= Route nationale 5 =

The Route nationale 5, or RN 5, is a trunk road (nationale) in France now connecting Dijon with the frontier of Switzerland. It is also numbered the European route E21.

==Reclassification==
The RN 5 originally ran to Paris following the route now numbered RN 6 to Sens. Thereafter the road has mostly been detrunked, with control and maintenance handed to local départments. A short section of road between Poligny and Les Rousses is still trunk.

==Route==
Sens-Dijon-Dole-Geneva-Thonon-Switzerland

===Sens to Dijon (0 km to 199 km) (as D905)===
The road branches east from Sens as the N 60 along the Vanne valley. After 8 km the D 905 turns south east over rolling wooded countryside. The TGV line runs parallel. The road crosses the ridge of the Forêt d'Othe. The road continues through Saint-Florentin where there is a junction with the RN 77. The road then runs southeast along the valley of the Armançon, following the Canal de Bourgogne, as far as Tonnerre where it crosses to the south of both canal and river and then through Lézinnes and Ancy-le-Franc. The road continues through the Bois de la Ville eventually leaving the valley at Montbard and the nearby Abbaye de Fontenay.

The road now follows the River Brenne and leaves the Canal de Bourgogne, which it has been following for almost 100 km. The road passes the Auxois to Vitteaux and then below the Forêt de Boutas et Charmot (542 m) and then along the northern shore of the Reservoir de Grosbois and then east passing over a ridge where the road meets Sombernon and the A 38. The road now enters the valley of the River Ouche eastward through the Forêt de Plombières and enters Dijon.

===Dijon to Geneva (Switzerland) (199 km to 386 km)===
(as D 905 from Dijon to Poligny, RN 5 until La Cure and D 1005 until Geneva (Switzerland))

The D 905 now forms part of a ring road around the south of the city heading southeast as the Rue d'Auxonne and then the Avenue du Mont Blanc, through traffic takes the A 38. The road's old course passes through Neuilly-Crimolois (as the D 905B) before it branches south from the motorway. The road then crosses the A 31.

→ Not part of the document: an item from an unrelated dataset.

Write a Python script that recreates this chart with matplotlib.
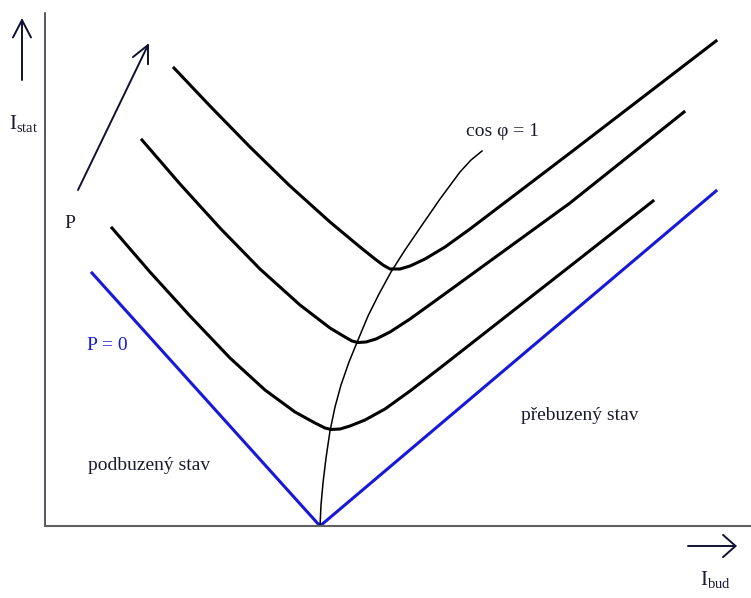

The road crosses open countryside past Genlis and over the A 39 skirting the Bois de Mondragon. The road crosses the River Saône at Auxonne and goes through the Bois des Crochères. Before Dole the road crosses the A 36. The D 905 bypasses the town to the west while the old road is now classed the D 405 past the Forêt de Chaux.

The road follows a wooded ridge between two river valleys. The next town is Poligny. Upon crossing the RN 83 west of Poligny, the road becomes the RN 5. The road leaves to the southeast up the Culée de Vaux into the Forêt de Poligny (575 m). The countryside is then formed by ridges which rise to become the Jura mountains. The road heads through Champagnole overlooked bt Mont Fival (805 m). The road goes south along the Gorges de la Billaude to Saint-Laurent-en-Grandvaux.

There the road heads east over the Col de la Savine (984 m) in the Crête de la Joux Devant(1,094 m). The road drops into the next valley and the towns of Morbier and Morez. The road rises over the Crête des Sauges into Les Rousses alongside the Swiss border with a road heading over the Col de la Givrine (1228 m). Upon leaving La Cure the road becomes the D 1005.

The D 1005 heads along the Chaîne du Jura to the southwest in the Valmijoux before crossing the mountains towards Switzerland at the Col de la Faucille (1320 m). The road heading southeast passes through Gex and enters Switzerland at Ferney-Voltaire and Geneva Airport.

===Geneva (Switzerland) to Saint-Gingolph (Switzerland) via Thonon (386 km to 436 km) (as D 1005)===
The D 1005 commences again north-east of the city of Geneva on the southern shores of Lake Geneva. The road passes through the town of Douvaine, before reaching the shores of the lake at the village of Sciez. The road then enters the town of Thonon-les-Bains.

After Thonon the road crosses the River Dranse, and enters Amphion les Bains and then the town of Évian-les-Bains. The road now hugs the shores of the lake as the mountains climb steeply to the south with Mont Bénant. The road then passes the village of Meillerie and the town of Saint-Gingolph where the road reaches the frontier with Switzerland becoming the route 21 towards Martigny.